TASK STATEMENT => Copy out exactly the lines spanning the line with "Reproduce this chart with Plotly.js." to the line with "const v300 = [28, 45, 80, 130, 220, 400, 750, 1700];", inclusive, from the data underneath, with no pictures.

DATA SUPPLIED =>

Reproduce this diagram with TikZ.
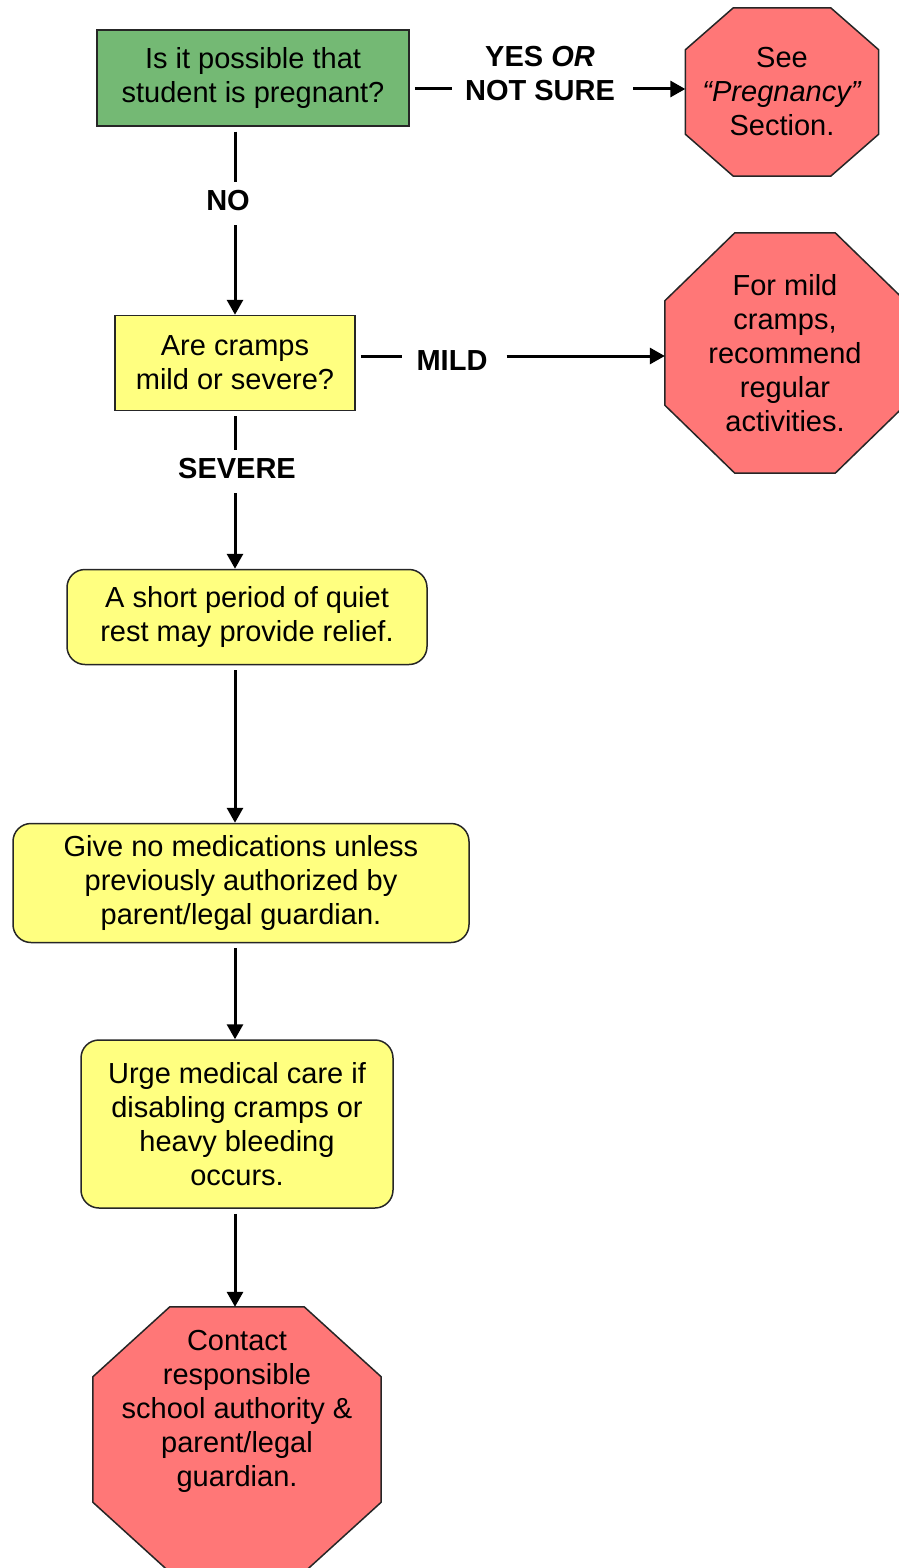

---

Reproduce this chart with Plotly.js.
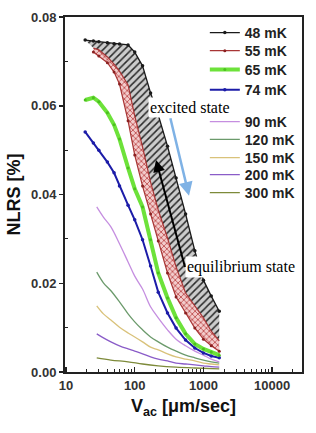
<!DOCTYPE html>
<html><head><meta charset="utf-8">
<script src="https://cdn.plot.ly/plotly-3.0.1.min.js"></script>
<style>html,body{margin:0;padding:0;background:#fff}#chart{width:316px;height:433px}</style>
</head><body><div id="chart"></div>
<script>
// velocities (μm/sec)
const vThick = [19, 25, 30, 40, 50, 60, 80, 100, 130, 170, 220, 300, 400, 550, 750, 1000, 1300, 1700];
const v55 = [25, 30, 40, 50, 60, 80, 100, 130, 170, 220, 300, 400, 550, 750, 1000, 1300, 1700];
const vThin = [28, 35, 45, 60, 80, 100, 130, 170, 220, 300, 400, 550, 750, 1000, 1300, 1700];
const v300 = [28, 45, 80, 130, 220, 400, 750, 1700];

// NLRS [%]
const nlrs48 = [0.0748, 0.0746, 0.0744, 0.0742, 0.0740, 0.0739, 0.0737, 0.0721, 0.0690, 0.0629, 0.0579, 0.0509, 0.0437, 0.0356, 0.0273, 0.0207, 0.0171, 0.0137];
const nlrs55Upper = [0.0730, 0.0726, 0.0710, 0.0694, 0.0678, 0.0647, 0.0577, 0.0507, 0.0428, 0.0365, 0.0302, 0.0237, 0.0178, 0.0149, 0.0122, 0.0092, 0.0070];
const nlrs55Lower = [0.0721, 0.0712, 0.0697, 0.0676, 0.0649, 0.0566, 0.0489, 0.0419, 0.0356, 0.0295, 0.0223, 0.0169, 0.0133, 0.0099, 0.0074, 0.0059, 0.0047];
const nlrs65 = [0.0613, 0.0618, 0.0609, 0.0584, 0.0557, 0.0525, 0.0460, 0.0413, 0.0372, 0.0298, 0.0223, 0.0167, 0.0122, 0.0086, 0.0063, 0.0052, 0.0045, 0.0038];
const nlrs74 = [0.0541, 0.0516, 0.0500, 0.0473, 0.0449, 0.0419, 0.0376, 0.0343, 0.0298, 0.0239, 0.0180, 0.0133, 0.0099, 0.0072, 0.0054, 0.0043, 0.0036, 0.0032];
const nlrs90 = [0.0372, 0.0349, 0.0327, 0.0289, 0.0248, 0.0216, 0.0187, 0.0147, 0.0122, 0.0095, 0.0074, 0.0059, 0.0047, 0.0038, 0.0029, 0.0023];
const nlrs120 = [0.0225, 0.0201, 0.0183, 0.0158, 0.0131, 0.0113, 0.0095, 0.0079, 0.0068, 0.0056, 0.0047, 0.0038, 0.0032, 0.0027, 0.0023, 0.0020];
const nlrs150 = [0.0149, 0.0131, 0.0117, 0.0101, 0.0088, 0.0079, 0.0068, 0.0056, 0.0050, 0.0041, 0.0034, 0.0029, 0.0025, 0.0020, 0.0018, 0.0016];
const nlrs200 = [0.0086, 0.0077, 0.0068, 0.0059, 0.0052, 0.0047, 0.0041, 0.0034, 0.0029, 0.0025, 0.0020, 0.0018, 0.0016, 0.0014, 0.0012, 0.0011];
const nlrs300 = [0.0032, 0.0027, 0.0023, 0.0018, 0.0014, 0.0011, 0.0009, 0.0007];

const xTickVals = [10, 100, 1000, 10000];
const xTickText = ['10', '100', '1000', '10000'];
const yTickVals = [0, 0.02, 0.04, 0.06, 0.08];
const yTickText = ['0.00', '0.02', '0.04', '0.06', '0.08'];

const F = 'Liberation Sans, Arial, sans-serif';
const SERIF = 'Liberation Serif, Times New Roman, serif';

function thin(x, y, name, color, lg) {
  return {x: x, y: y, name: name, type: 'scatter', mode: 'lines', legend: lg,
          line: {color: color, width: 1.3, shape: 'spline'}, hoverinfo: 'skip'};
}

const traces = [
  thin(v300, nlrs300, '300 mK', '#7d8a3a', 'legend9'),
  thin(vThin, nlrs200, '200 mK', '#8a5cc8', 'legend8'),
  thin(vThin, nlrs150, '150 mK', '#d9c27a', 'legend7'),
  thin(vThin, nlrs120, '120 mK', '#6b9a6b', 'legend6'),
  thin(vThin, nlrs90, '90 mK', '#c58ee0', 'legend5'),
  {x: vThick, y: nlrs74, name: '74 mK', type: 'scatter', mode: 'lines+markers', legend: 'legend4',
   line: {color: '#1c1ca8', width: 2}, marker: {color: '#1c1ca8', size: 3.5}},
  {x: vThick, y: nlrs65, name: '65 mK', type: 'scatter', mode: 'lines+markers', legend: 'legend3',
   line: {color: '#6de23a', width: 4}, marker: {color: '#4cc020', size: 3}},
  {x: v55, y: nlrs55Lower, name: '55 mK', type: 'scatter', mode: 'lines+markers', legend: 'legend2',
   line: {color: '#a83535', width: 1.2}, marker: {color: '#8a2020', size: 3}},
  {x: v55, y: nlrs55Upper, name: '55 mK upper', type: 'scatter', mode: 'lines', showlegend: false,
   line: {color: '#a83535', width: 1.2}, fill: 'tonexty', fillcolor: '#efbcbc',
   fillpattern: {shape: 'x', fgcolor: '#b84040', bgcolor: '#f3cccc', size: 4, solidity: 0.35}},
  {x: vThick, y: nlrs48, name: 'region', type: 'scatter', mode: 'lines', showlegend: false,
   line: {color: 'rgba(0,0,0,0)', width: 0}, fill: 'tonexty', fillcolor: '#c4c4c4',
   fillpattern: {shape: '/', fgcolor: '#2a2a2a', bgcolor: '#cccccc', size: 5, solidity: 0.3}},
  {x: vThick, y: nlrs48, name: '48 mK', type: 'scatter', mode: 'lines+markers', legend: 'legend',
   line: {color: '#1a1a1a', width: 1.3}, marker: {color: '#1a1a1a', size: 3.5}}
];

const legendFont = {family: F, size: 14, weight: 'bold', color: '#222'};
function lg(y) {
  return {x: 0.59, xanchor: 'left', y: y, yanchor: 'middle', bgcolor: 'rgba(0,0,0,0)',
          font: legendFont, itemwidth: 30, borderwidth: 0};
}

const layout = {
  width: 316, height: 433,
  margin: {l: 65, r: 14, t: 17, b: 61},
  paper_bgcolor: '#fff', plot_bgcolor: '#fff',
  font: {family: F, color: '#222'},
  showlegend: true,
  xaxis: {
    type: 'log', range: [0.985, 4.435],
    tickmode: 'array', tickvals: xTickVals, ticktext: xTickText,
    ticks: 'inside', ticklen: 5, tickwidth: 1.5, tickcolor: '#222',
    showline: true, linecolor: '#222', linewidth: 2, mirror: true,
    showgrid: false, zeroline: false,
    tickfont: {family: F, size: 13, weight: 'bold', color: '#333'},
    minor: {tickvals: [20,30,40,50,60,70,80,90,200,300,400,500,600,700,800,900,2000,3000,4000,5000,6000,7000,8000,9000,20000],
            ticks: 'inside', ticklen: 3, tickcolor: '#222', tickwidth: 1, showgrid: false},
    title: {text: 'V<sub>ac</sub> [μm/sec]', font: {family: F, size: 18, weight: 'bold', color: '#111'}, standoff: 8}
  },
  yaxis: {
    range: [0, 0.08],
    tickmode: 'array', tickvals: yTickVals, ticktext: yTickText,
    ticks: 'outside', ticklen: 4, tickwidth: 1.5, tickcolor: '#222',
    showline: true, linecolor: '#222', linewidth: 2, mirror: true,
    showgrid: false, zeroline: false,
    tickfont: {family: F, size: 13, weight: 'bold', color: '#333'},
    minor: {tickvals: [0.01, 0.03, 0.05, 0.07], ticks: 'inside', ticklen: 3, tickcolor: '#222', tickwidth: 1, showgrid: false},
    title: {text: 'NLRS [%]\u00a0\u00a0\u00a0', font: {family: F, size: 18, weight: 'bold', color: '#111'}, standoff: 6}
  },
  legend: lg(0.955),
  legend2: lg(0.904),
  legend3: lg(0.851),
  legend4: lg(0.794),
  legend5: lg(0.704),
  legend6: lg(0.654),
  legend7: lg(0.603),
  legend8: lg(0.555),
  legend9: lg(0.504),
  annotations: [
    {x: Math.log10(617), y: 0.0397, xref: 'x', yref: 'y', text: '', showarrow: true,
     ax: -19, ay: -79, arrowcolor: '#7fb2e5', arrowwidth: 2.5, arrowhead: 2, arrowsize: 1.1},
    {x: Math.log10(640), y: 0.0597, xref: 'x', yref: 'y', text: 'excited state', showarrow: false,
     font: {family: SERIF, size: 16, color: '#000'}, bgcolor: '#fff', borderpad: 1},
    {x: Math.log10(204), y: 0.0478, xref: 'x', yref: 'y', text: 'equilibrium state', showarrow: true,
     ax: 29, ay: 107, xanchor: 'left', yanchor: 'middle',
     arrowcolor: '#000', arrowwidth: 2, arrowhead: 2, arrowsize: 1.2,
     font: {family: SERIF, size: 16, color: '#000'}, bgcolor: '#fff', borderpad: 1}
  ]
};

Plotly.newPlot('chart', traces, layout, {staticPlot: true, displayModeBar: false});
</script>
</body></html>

RESULT OF THE TASK =>
Reproduce this chart with Plotly.js.
<!DOCTYPE html>
<html><head><meta charset="utf-8">
<script src="https://cdn.plot.ly/plotly-3.0.1.min.js"></script>
<style>html,body{margin:0;padding:0;background:#fff}#chart{width:316px;height:433px}</style>
</head><body><div id="chart"></div>
<script>
// velocities (μm/sec)
const vThick = [19, 25, 30, 40, 50, 60, 80, 100, 130, 170, 220, 300, 400, 550, 750, 1000, 1300, 1700];
const v55 = [25, 30, 40, 50, 60, 80, 100, 130, 170, 220, 300, 400, 550, 750, 1000, 1300, 1700];
const vThin = [28, 35, 45, 60, 80, 100, 130, 170, 220, 300, 400, 550, 750, 1000, 1300, 1700];
const v300 = [28, 45, 80, 130, 220, 400, 750, 1700];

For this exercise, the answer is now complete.